* Start Material *

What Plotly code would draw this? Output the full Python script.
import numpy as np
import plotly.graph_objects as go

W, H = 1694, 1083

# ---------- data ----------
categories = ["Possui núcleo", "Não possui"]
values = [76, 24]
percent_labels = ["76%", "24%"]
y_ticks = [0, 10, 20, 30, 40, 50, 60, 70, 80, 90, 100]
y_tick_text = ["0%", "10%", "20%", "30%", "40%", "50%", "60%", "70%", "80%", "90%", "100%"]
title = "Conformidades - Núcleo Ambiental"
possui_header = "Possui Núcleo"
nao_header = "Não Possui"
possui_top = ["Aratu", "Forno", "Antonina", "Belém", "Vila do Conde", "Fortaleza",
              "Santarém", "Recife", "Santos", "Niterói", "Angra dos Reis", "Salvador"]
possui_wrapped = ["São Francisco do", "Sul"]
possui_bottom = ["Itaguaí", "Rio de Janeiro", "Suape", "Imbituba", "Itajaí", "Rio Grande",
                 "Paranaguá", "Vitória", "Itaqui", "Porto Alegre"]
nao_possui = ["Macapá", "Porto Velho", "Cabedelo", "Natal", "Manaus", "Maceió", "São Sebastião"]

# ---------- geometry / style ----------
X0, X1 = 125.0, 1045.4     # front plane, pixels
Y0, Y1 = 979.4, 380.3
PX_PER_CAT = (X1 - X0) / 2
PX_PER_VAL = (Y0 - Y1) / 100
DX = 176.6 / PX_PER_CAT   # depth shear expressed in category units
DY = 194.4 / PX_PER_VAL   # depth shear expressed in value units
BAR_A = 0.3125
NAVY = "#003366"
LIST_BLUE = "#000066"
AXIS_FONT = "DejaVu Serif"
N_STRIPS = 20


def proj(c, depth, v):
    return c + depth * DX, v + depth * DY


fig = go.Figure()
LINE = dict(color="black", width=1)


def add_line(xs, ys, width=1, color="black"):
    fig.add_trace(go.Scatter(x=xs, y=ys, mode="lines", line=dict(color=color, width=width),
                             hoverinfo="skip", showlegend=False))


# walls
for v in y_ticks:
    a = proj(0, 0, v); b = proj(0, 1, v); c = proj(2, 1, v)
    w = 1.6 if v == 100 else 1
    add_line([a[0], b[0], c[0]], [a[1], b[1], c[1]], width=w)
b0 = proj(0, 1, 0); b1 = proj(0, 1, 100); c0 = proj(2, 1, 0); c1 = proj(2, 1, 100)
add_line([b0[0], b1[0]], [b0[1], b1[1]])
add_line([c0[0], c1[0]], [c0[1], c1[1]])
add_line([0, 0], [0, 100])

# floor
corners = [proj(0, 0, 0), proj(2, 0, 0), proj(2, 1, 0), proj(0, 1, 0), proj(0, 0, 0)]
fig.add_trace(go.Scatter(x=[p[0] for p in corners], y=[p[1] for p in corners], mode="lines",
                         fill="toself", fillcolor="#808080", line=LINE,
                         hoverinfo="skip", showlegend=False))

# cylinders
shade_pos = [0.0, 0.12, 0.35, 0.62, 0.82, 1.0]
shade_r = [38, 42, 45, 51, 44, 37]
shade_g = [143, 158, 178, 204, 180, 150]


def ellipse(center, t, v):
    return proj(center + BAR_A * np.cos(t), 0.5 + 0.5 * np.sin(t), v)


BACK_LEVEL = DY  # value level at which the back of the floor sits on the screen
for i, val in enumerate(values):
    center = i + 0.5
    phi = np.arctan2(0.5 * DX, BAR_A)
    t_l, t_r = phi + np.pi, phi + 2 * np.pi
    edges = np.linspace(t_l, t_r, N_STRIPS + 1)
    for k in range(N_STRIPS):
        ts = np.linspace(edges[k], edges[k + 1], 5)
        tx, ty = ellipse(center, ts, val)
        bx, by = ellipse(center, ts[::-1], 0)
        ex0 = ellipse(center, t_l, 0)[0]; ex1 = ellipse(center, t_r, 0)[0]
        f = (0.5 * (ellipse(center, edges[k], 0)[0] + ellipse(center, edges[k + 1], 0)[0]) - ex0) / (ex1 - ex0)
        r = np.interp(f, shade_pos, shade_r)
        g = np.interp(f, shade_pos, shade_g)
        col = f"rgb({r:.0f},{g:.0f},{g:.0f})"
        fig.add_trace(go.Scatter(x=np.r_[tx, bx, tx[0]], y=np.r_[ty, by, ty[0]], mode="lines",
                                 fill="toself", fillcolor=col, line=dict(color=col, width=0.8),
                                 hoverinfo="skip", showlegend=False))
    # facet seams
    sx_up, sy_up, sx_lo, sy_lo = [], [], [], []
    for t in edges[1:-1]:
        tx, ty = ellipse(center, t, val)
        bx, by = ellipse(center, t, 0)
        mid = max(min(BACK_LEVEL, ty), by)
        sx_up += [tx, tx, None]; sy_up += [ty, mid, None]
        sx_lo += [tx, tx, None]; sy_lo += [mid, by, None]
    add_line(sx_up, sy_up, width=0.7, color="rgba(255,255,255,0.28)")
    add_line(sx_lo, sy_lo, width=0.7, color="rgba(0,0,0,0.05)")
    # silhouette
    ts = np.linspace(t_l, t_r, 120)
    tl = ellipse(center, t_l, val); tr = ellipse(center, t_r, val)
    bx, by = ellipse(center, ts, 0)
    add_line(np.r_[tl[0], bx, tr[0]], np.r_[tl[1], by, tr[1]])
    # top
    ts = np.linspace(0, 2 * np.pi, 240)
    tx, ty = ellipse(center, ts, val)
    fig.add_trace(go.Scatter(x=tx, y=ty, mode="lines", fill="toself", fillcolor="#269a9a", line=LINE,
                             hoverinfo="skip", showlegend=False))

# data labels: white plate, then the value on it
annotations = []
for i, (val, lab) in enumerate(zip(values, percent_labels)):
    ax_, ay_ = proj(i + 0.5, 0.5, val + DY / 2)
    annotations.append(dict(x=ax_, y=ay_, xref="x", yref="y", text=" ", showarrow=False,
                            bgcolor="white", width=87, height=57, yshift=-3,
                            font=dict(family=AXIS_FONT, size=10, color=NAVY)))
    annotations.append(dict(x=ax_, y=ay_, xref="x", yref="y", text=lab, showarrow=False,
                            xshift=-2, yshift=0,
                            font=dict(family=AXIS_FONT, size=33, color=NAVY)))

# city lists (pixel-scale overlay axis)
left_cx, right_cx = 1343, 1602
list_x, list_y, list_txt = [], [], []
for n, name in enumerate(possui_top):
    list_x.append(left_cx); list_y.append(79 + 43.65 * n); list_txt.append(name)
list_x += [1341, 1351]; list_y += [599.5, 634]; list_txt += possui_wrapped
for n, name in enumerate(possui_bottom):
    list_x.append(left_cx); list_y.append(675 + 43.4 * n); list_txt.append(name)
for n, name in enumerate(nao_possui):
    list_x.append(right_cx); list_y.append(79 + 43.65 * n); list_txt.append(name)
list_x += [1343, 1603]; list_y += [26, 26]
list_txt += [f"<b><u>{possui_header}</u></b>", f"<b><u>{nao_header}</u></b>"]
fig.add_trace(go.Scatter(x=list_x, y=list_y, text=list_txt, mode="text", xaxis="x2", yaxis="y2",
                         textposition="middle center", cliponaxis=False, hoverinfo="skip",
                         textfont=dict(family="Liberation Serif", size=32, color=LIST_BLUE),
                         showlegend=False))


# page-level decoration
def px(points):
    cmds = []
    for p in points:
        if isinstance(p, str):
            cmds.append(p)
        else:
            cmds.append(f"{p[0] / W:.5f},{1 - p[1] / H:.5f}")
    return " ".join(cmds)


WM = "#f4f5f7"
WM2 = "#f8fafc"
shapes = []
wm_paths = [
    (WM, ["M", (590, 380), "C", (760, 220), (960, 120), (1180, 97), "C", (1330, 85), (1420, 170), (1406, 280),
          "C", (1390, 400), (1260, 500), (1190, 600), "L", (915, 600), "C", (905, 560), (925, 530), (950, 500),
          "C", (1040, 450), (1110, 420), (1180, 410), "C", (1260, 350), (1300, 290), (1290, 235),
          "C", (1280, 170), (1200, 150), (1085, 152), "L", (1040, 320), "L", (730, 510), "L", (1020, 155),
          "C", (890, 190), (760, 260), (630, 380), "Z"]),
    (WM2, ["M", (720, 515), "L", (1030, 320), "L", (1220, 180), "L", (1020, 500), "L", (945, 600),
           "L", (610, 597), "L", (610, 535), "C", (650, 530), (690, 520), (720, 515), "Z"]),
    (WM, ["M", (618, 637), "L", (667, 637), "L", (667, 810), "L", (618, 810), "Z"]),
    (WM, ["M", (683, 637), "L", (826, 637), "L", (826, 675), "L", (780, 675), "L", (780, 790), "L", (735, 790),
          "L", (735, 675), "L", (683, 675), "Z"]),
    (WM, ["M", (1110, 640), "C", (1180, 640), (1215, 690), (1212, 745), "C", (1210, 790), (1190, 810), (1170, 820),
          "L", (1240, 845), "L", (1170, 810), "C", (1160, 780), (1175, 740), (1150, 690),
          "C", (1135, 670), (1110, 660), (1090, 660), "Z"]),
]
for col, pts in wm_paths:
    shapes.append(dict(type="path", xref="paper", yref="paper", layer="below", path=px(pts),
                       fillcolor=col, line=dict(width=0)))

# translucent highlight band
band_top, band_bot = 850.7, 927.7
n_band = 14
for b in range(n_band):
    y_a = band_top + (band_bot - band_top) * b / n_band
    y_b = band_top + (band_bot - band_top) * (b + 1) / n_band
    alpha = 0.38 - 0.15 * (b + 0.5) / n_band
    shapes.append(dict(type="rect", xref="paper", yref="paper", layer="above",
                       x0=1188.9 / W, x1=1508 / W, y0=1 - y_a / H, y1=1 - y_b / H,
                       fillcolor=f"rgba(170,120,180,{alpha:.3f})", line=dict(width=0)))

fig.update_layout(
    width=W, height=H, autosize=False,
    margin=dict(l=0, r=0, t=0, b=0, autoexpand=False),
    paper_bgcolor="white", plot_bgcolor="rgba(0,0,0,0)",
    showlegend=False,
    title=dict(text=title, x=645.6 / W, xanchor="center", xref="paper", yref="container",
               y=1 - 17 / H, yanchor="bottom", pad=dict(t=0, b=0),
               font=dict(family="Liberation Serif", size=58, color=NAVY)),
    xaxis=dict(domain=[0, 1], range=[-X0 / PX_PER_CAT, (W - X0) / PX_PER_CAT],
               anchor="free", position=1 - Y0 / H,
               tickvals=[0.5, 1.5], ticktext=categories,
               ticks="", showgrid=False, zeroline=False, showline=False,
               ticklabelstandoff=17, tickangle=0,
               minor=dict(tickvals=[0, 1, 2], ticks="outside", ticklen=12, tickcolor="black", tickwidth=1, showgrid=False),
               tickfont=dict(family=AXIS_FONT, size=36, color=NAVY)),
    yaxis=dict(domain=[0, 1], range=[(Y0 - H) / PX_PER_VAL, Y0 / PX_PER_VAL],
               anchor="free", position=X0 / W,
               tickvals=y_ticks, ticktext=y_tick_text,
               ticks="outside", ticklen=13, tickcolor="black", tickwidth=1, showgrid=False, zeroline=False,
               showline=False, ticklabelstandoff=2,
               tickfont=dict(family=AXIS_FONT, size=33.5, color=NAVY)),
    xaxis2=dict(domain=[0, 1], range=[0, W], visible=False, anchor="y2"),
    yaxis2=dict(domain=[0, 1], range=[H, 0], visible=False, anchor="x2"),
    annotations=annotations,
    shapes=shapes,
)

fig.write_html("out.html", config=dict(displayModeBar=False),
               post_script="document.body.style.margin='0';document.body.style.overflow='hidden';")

* End Material *

▶ Exercise goal
Copy out the listing above, line by line and exactly, from its first line to the line holding "W, H = 1694, 1083", inclusive.

▶ Response below
What Plotly code would draw this? Output the full Python script.
import numpy as np
import plotly.graph_objects as go

W, H = 1694, 1083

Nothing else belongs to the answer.